Evgenii Shvarts
Shvarts, Evgenii L’vovich
Born Oct. 9 (21), 1896, in Kazan; died Jan. 15,1958, in Leningrad. Soviet Russian writer.
The son of a physician, Shvarts studied at the law faculty of Moscow University from 1914 to 1916. He was first published in 1923; he contributed to the magazines Ezh and Chizh. A subtle understanding of the psychology of children, a fine sense of humor, and a keen perception of the poetry of childhood are evidenced in his novellas The Adventures of Shura and Marusia (1937), Somebody Else’s Girl (1937), and The Girl in the First Grade (1949).
Shvarts displayed an original imagination in his early plays—Underwood (staged 1929, published 1930), The Treasury (staged 1933, published 1934), and the satirical comedy The Adventures of Hohenstaufen (1934). These works contain a number of witty plays on the meaning and sound of words. Shvarts made use of plots from folktales and H. C. Andersen’s stories to create living, original characters and his own fictional world in the plays The Naked King (1934, published 1960), Little Red Riding Hood (1937), The Snow Queen (1938), and The Shadow (1940). During the war he wrote the antifascist play The Dragon (1944, staged 1962, director N. P. Akimov, Leningrad Theater of Comedy), one of the most profound and original works of Soviet satirical drama.
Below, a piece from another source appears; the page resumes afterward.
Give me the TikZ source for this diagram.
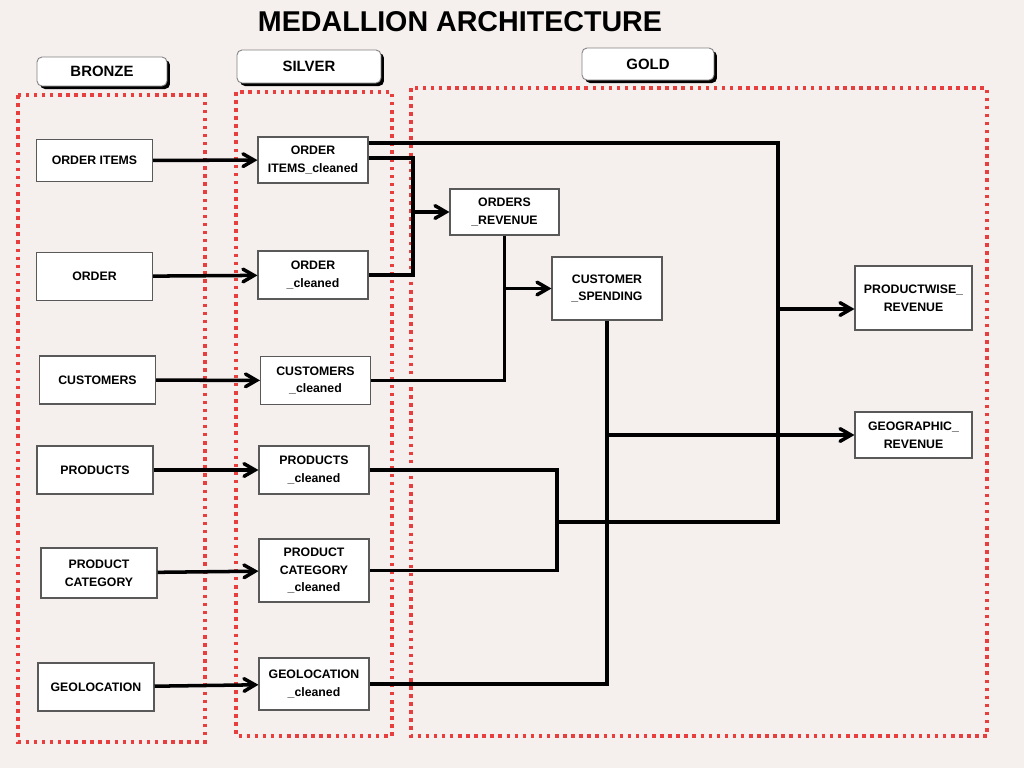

In the postwar years Shvarts focused on the psychology of contemporary life and on details of everyday reality in such plays as An Ordinary Miracle (1956) and A Tale of a Young Couple (1958). Shvarts wrote the screenplay for such films as Cinderella (1947), The Girl in the First Grade (1948), and Don Quixote (1957, based on the novel by Cervantes).
WORKS
Skazki, povesti, p’esy, 2nd ed. Leningrad, 1969.P’esy: Klad, Snezhnaia koroleva, Krasnaia shapochka. Leningrad, 1972.
REFERENCES
Tsimbal, S. Evgenii Shvarts: Kritiko-biograficheskii ocherk. Leningrad, 1961.Akimov, N. “Skazka na nashei stsene.” In his O teatre. Leningrad-Moscow, 1962.
My znali Evgeniia Shvartsa. Leningrad-Moscow, 1966.
Kalmanovskii, E. “Shvarts.” “In Ocherki istorii russkoi sovetskoi dramaturgii, vol. 3: 1945–1967. Leningrad, 1968.
Rakhmanov, L. “Zhizn’ druga—eto i tvoia zhizn’.” In his P’esy, povesti, vospominaniia. Leningrad, 1972.